Advanced Applications
- Integral calculations: For variable flow rates, use integral calculus to determine total volume over time.
- Differential pressure: In closed systems, flow rate can be calculated from pressure differences using the Bernoulli equation.
- Reynolds number: For very precise calculations, consider whether flow is laminar or turbulent (Re > 4000 indicates turbulence).
- Compressible fluids: For gases, use the ideal gas law to account for pressure and temperature changes.
Interactive FAQ: Volume from Flow Rate Calculations
How do I convert between different flow rate units?
The calculator handles conversions automatically, but here are the key conversion factors:
- 1 GPM = 3.78541 LPM
- 1 GPM = 0.002228 m³/h
- 1 CFM = 7.48052 GPM
- 1 m³/h = 4.40287 GPM
For manual conversions, multiply your flow rate by the appropriate factor. For example, to convert 10 GPM to LPM: 10 × 3.78541 = 37.8541 LPM.
Why does my calculated volume seem too high/low?
Several factors can affect volume calculations:
- Unit mismatch: Double-check that your flow rate and time units are correctly selected.
- Measurement error: Flow meters can drift over time. Consider recalibration.
- System losses: Pipes, valves, and fittings create resistance that reduces actual flow rates.
- Fluid properties: Viscous fluids flow more slowly than water at the same pressure.
- Time estimation: Verify your time duration is accurate, especially for long-duration flows.
For critical applications, use a secondary measurement method to verify your flow rate.
Can this calculator handle variable flow rates?
This calculator assumes a constant flow rate over the specified time period. For variable flow rates:
- Break the time period into segments with constant flow rates
- Calculate volume for each segment separately
- Sum the volumes from all segments
For continuously varying flow rates, you would need to integrate the flow rate function over time, which typically requires specialized software or calculus.
What’s the difference between volumetric and mass flow rates?
Volumetric flow rate (what this calculator uses) measures volume per unit time (e.g., gallons per minute). Mass flow rate measures mass per unit time (e.g., kilograms per second).
The relationship is: Mass Flow Rate = Volumetric Flow Rate × Fluid Density
For liquids, density changes little with pressure/temperature, so volumetric flow is often sufficient. For gases, mass flow is typically more useful as gas volume changes significantly with pressure and temperature.

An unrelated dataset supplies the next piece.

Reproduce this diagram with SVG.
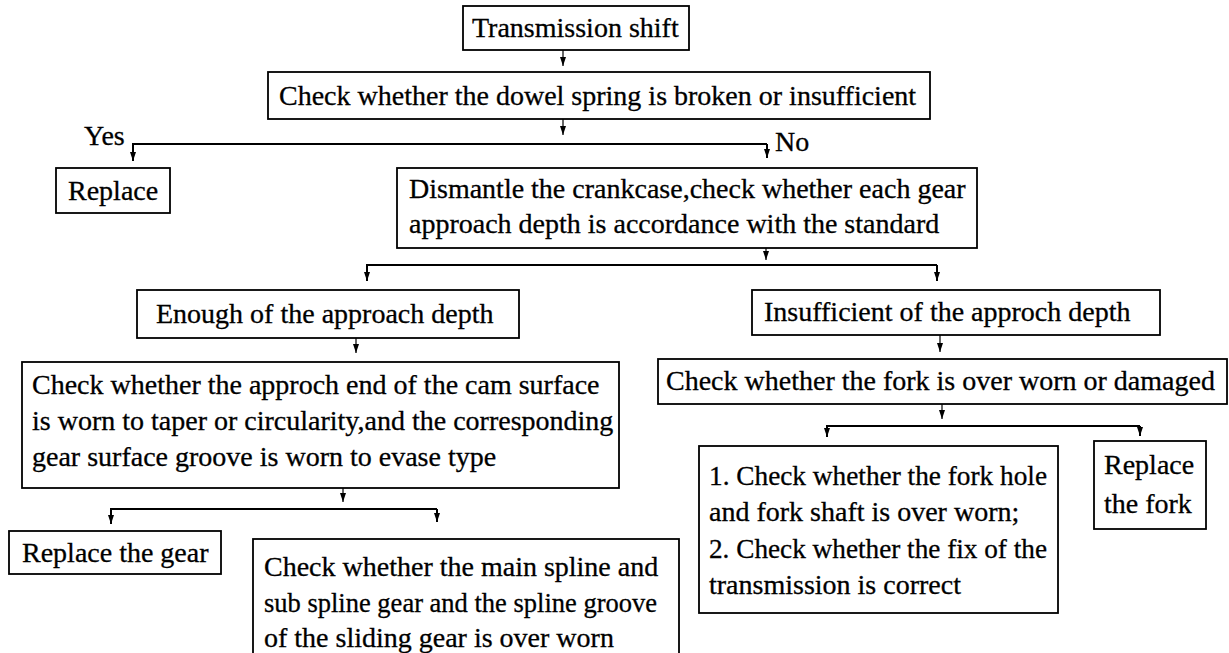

How does pipe diameter affect flow rate and volume calculations?
Pipe diameter directly influences flow rate through the continuity equation:
Q = A × v
Where:
- Q = volumetric flow rate
- A = cross-sectional area (πr²)
- v = fluid velocity
Key points:
- Doubling pipe diameter increases cross-sectional area by 4×, allowing 4× the flow at the same velocity
- Smaller pipes create more friction, reducing actual flow rates
- Pipe roughness (material) affects flow characteristics
- Bends and fittings create additional resistance
For precise calculations in complex systems, use the Darcy-Weisbach equation or consult pipe flow tables.
What safety factors should I consider when sizing systems based on flow rates?
When designing systems based on flow rate calculations:
- Peak demand: Size for maximum expected flow, not average. Many systems experience 2-3× average flow during peak periods.
- Future expansion: Add 20-25% capacity for potential future needs.
- Equipment degradation: Pumps lose efficiency over time. Account for 10-15% performance loss over the system lifetime.
- Safety margins: Critical systems (like fire protection) often require 150-200% of calculated needs.
- Regulatory requirements: Many industries have mandated safety factors (e.g., OSHA, EPA regulations).
- Environmental factors: Temperature extremes can affect flow rates, especially for outdoor systems.
Always consult relevant industry standards and local building codes when designing flow-based systems.
How can I verify my flow rate measurements?
Several methods can verify flow rate measurements:
- Bucket and stopwatch: For low flow rates, time how long it takes to fill a known volume container.
- Secondary flow meter: Install a temporary inline flow meter for comparison.
- Pressure differential: For closed systems, compare pressure drops across known restrictions.
- Ultrasonic measurement: Non-invasive ultrasonic flow meters can verify without system interruption.
- Manufacturer data: Compare with pump curves or equipment specifications.
- Third-party calibration: Send flow meters to accredited labs for professional calibration.
For critical applications, implement continuous monitoring with alerts for out-of-range flow rates.